Written request =>
Everything from the first line of the data through the line with "self.shades = shades" is to be echoed exactly, minus the pictures.

Data extract =>

-*-

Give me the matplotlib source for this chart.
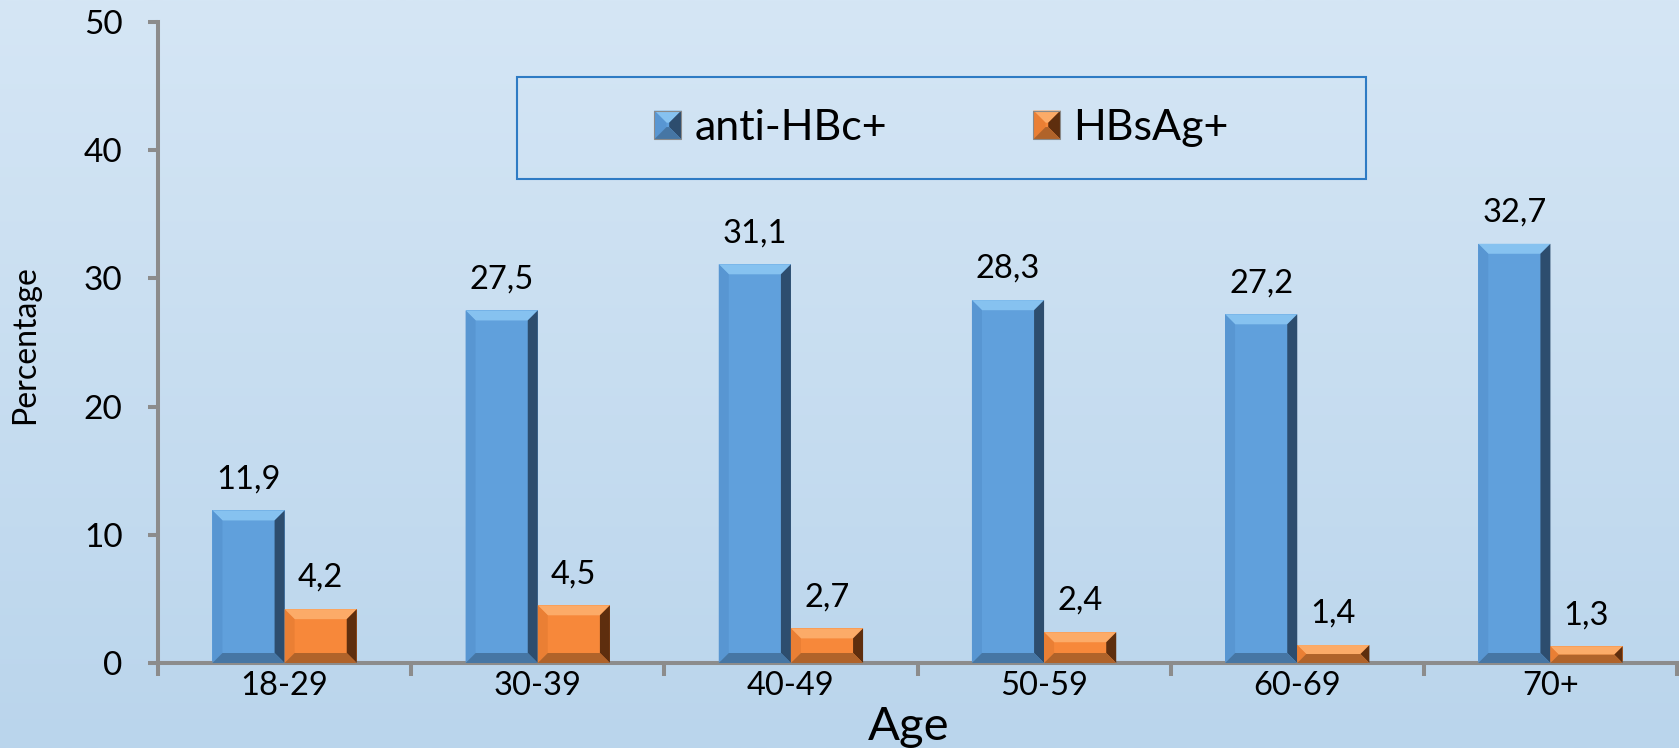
import numpy as np
import matplotlib.pyplot as plt
from matplotlib.patches import Polygon, Rectangle
from matplotlib.legend_handler import HandlerBase

plt.rcParams["font.family"] = ["Lato", "DejaVu Sans"]

ages = ["18-29", "30-39", "40-49", "50-59", "60-69", "70+"]
anti_hbc = [11.9, 27.5, 31.1, 28.3, 27.2, 32.7]
hbsag = [4.2, 4.5, 2.7, 2.4, 1.4, 1.3]
series_names = ["anti-HBc+", "HBsAg+"]

# face, top, left, right, bottom
BLUE = ["#60a0dc", "#86c2f0", "#5896d2", "#2d4d6e", "#4676a4"]
ORANGE = ["#f7883a", "#fcab68", "#ea7f34", "#5e2e0e", "#b0632a"]

W, H = 1679, 748
AX_L, AX_R, AX_T, AX_B = 158, 1677, 22, 663
BAR_W = 0.285
BEVEL_PX = 10


def bevel_polys(x, y, w, h, bx, by):
    x1, y1 = x + w, y + h
    top = [(x, y1), (x1, y1), (x1 - bx, y1 - by), (x + bx, y1 - by)]
    bot = [(x, y), (x1, y), (x1 - bx, y + by), (x + bx, y + by)]
    left = [(x, y), (x, y1), (x + bx, y1 - by), (x + bx, y + by)]
    right = [(x1, y), (x1, y1), (x1 - bx, y1 - by), (x1 - bx, y + by)]
    return top, left, right, bot


def add_bevel(ax, bars, shades, px_x, px_y):
    for p in bars.patches:
        x, y, w, h = p.get_x(), p.get_y(), p.get_width(), p.get_height()
        b = min(BEVEL_PX, h * px_y / 2.0)
        polys = bevel_polys(x, y, w, h, b / px_x, b / px_y)
        for poly, col in zip(polys, shades[1:]):
            ax.add_patch(Polygon(poly, closed=True, fc=col, ec="none", zorder=3))


class BevelHandler(HandlerBase):
    def __init__(self, shades):
        super().__init__()
        self.shades = shades

    def create_artists(self, legend, orig_handle, xdescent, ydescent,
                       width, height, fontsize, trans):
        x, y = -xdescent, -ydescent
        b = min(width, height) * 0.45
        arts = [Rectangle((x, y), width, height, fc=self.shades[0], ec="none",
                          transform=trans)]
        for poly, col in zip(bevel_polys(x, y, width, height, b, b), self.shades[1:]):
            arts.append(Polygon(poly, closed=True, fc=col, ec="none", transform=trans))
        arts.append(Rectangle((x, y), width, height, fill=False, ec="#8a8a8a",
                              lw=0.8, transform=trans))
        return arts


fig = plt.figure(figsize=(W / 100, H / 100), dpi=100)

# gradient background
bg = fig.add_axes([0, 0, 1, 1], zorder=-10)
top_c = np.array([0xd5, 0xe6, 0xf5]) / 255.0
bot_c = np.array([0xba, 0xd5, 0xec]) / 255.0
t = np.linspace(0, 1, 256)[:, None]
grad = top_c[None, :] * (1 - t) + bot_c[None, :] * t
bg.imshow(grad[:, None, :], aspect="auto", extent=[0, 1, 0, 1])
bg.axis("off")

ax = fig.add_axes([AX_L / W, (H - AX_B) / H, (AX_R - AX_L) / W, (AX_B - AX_T) / H])
ax.patch.set_visible(False)

x = np.arange(len(ages))
ax.set_xlim(-0.5, len(ages) - 0.5)
ax.set_ylim(0, 50)
px_x = (AX_R - AX_L) / len(ages)
px_y = (AX_B - AX_T) / 50.0

b1 = ax.bar(x - BAR_W / 2, anti_hbc, BAR_W, color=BLUE[0], zorder=2)
b2 = ax.bar(x + BAR_W / 2, hbsag, BAR_W, color=ORANGE[0], zorder=2)
add_bevel(ax, b1, BLUE, px_x, px_y)
add_bevel(ax, b2, ORANGE, px_x, px_y)

for bars, vals in ((b1, anti_hbc), (b2, hbsag)):
    for p, v in zip(bars.patches, vals):
        ax.annotate(f"{v:.1f}".replace(".", ","),
                    (p.get_x() + p.get_width() / 2, v),
                    xytext=(0, 16), textcoords="offset points",
                    ha="center", va="baseline", fontsize=23.5, color="black")

for s in ("top", "right"):
    ax.spines[s].set_visible(False)
for s in ("left", "bottom"):
    ax.spines[s].set_color("#8c8c8c")
    ax.spines[s].set_linewidth(2.9)

ax.set_yticks(range(0, 51, 10))
ax.tick_params(axis="y", direction="out", length=7.5, width=2.9,
               color="#8c8c8c", labelsize=24, pad=18)
ax.set_xticks(x)
ax.set_xticklabels(ages)
ax.set_xticks(np.arange(-0.5, len(ages)), minor=True)
ax.tick_params(axis="x", which="major", length=0, labelsize=23.5, pad=6)
ax.tick_params(axis="x", which="minor", direction="out", length=9,
               width=2.9, color="#8c8c8c")

leg = ax.legend([b1, b2], series_names,
                handler_map={b1: BevelHandler(BLUE), b2: BevelHandler(ORANGE)},
                loc="center", bbox_to_anchor=(941.5 / W, 1 - 128 / H),
                bbox_transform=fig.transFigure, ncol=2, frameon=False,
                fontsize=31, handlelength=0.63, handleheight=0.65,
                handletextpad=0.3, columnspacing=3.4)
fig.add_artist(Rectangle((517 / W, 1 - 179 / H), 849 / W, 102 / H,
                         transform=fig.transFigure, fill=False,
                         ec="#2e7bc4", lw=1.5))

fig.text(909 / W, 8 / H, "Age", ha="center", va="baseline", fontsize=34)
fig.text(25 / W, 1 - 345 / H, "Percentage", rotation=90, ha="center",
         va="center", fontsize=23)

fig.savefig("out.png", dpi=100)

-*-

Exercise output =>
Give me the matplotlib source for this chart.
import numpy as np
import matplotlib.pyplot as plt
from matplotlib.patches import Polygon, Rectangle
from matplotlib.legend_handler import HandlerBase

plt.rcParams["font.family"] = ["Lato", "DejaVu Sans"]

ages = ["18-29", "30-39", "40-49", "50-59", "60-69", "70+"]
anti_hbc = [11.9, 27.5, 31.1, 28.3, 27.2, 32.7]
hbsag = [4.2, 4.5, 2.7, 2.4, 1.4, 1.3]
series_names = ["anti-HBc+", "HBsAg+"]

# face, top, left, right, bottom
BLUE = ["#60a0dc", "#86c2f0", "#5896d2", "#2d4d6e", "#4676a4"]
ORANGE = ["#f7883a", "#fcab68", "#ea7f34", "#5e2e0e", "#b0632a"]

W, H = 1679, 748
AX_L, AX_R, AX_T, AX_B = 158, 1677, 22, 663
BAR_W = 0.285
BEVEL_PX = 10


def bevel_polys(x, y, w, h, bx, by):
    x1, y1 = x + w, y + h
    top = [(x, y1), (x1, y1), (x1 - bx, y1 - by), (x + bx, y1 - by)]
    bot = [(x, y), (x1, y), (x1 - bx, y + by), (x + bx, y + by)]
    left = [(x, y), (x, y1), (x + bx, y1 - by), (x + bx, y + by)]
    right = [(x1, y), (x1, y1), (x1 - bx, y1 - by), (x1 - bx, y + by)]
    return top, left, right, bot


def add_bevel(ax, bars, shades, px_x, px_y):
    for p in bars.patches:
        x, y, w, h = p.get_x(), p.get_y(), p.get_width(), p.get_height()
        b = min(BEVEL_PX, h * px_y / 2.0)
        polys = bevel_polys(x, y, w, h, b / px_x, b / px_y)
        for poly, col in zip(polys, shades[1:]):
            ax.add_patch(Polygon(poly, closed=True, fc=col, ec="none", zorder=3))


class BevelHandler(HandlerBase):
    def __init__(self, shades):
        super().__init__()
        self.shades = shades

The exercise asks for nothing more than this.